**Collected data:**
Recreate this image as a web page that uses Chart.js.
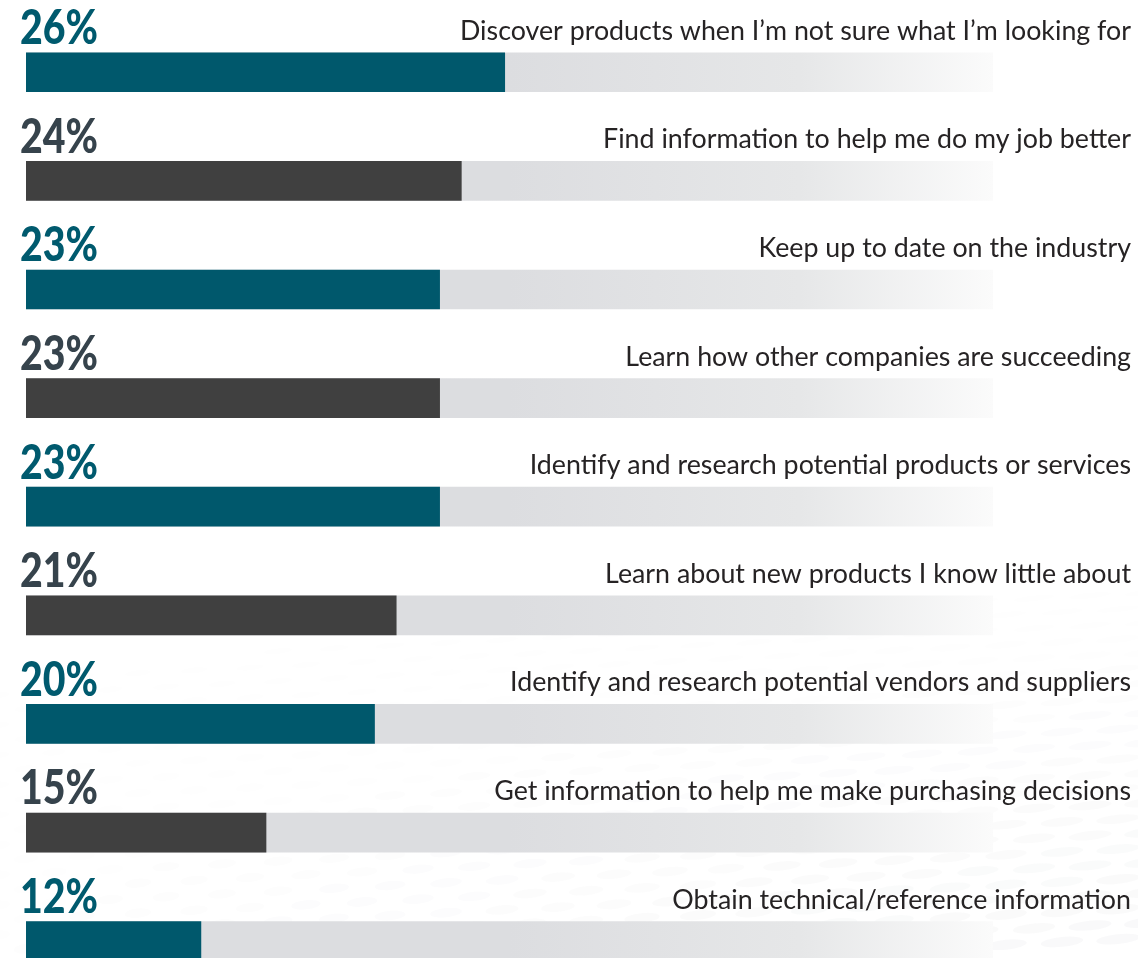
<!DOCTYPE html>
<html>
<head>
<meta charset="utf-8">
<script src="https://cdn.jsdelivr.net/npm/chart.js@4.4.1/dist/chart.umd.min.js"></script>
<style>
  html, body { margin: 0; padding: 0; background: #ffffff; overflow: hidden; }
  #wrap { position: relative; width: 1138px; height: 1000px; }
</style>
</head>
<body>
<div id="wrap"><canvas id="chart"></canvas></div>
<script>
// Reasons for using the content, share of respondents (%)
const categories = [
  "Discover products when I\u2019m not sure what I\u2019m looking for",
  "Find information to help me do my job better",
  "Keep up to date on the industry",
  "Learn how other companies are succeeding",
  "Identify and research potential products or services",
  "Learn about new products I know little about",
  "Identify and research potential vendors and suppliers",
  "Get information to help me make purchasing decisions",
  "Obtain technical/reference information"
];
const shares = [26, 24, 23, 23, 23, 21, 20, 15, 12];
const valueLabels = shares.map(v => v + "%");

// value range covered by the grey track behind each bar
const AXIS_MIN = 3.94;
const AXIS_MAX = 48.5;
const trackValues = categories.map(() => AXIS_MAX);

const TEAL = "#00586c";
const DARK = "#404040";
const TEAL_TEXT = "#005a6e";
const DARK_TEXT = "#36434c";
const barColors = shares.map((_, i) => i % 2 === 0 ? TEAL : DARK);
const textColors = shares.map((_, i) => i % 2 === 0 ? TEAL_TEXT : DARK_TEXT);

// faint dashed wave texture in the lower part of the page
const texturePlugin = {
  id: "texture",
  beforeDraw(chart) {
    const ctx = chart.ctx;
    ctx.save();
    let row = 0;
    for (let y = 620; y < 1010; y += 15, row++) {
      const t = (y - 620) / 380;
      for (let x = -30 + (row % 2) * 28; x < 1170; x += 56) {
        const r = Math.min(1, Math.max(0, x / 1138));
        const a = 0.032 * t * (0.35 + 0.8 * r);
        if (a <= 0.002) continue;
        ctx.fillStyle = "rgba(90,95,100," + a.toFixed(4) + ")";
        ctx.beginPath();
        const yy = y - x * 0.05;
        ctx.ellipse(x, yy, 12 + 10 * r, 3 + 2 * t, -0.1, 0, Math.PI * 2);
        ctx.fill();
      }
    }
    ctx.restore();
  }
};

// percentage and category captions above each bar
const captionPlugin = {
  id: "captions",
  afterDatasetsDraw(chart) {
    const ctx = chart.ctx;
    const meta = chart.getDatasetMeta(1);
    const pctFont = "900 47px Lato";
    const catFont = "26px Lato";
    ctx.save();
    ctx.textBaseline = "alphabetic";

    ctx.font = pctFont;
    const pctScale = 78 / ctx.measureText("26%").width;
    ctx.font = catFont;
    const catScale = 671 / ctx.measureText(categories[0]).width;

    meta.data.forEach((bar, i) => {
      const top = bar.y - bar.height / 2;
      // value label, left
      ctx.save();
      ctx.font = pctFont;
      ctx.fillStyle = textColors[i];
      ctx.textAlign = "left";
      ctx.translate(20, top - 8.7);
      ctx.scale(pctScale, 1);
      ctx.fillText(valueLabels[i], 0, 0);
      ctx.restore();
      // category label, right
      ctx.save();
      ctx.font = catFont;
      ctx.fillStyle = "#262324";
      ctx.textAlign = "right";
      ctx.translate(1131, top - 13);
      ctx.scale(catScale, 1);
      ctx.fillText(categories[i], 0, 0);
      ctx.restore();
    });
    ctx.restore();
  }
};

function trackGradient(context) {
  const { ctx, chartArea } = context.chart;
  if (!chartArea) return "#dcdde0";
  const g = ctx.createLinearGradient(chartArea.left, 0, chartArea.right, 0);
  g.addColorStop(0, "#dcdde0");
  g.addColorStop(0.5, "#dcdde0");
  g.addColorStop(0.8, "#e6e7e8");
  g.addColorStop(1, "#fbfbfb");
  return g;
}

new Chart(document.getElementById("chart"), {
  type: "bar",
  data: {
    labels: categories,
    datasets: [
      {
        label: "track",
        data: trackValues,
        backgroundColor: trackGradient,
        barThickness: 39,
        grouped: false,
        order: 2
      },
      {
        label: "share",
        data: shares,
        backgroundColor: barColors,
        barThickness: 39,
        grouped: false,
        order: 1
      }
    ]
  },
  options: {
    indexAxis: "y",
    responsive: true,
    maintainAspectRatio: false,
    animation: false,
    layout: { padding: { left: 26, right: 145, top: 17.9, bottom: 4.5 } },
    scales: {
      x: { display: false, min: AXIS_MIN, max: AXIS_MAX },
      y: { display: false, offset: true }
    },
    plugins: {
      legend: { display: false },
      tooltip: { enabled: false }
    }
  },
  plugins: [texturePlugin, captionPlugin]
});
</script>
</body>
</html>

**What you need to do:**
Pick out the lines that contain "page" and copy them.

**Response to this exercise:**
Recreate this image as a web page that uses Chart.js.
// faint dashed wave texture in the lower part of the page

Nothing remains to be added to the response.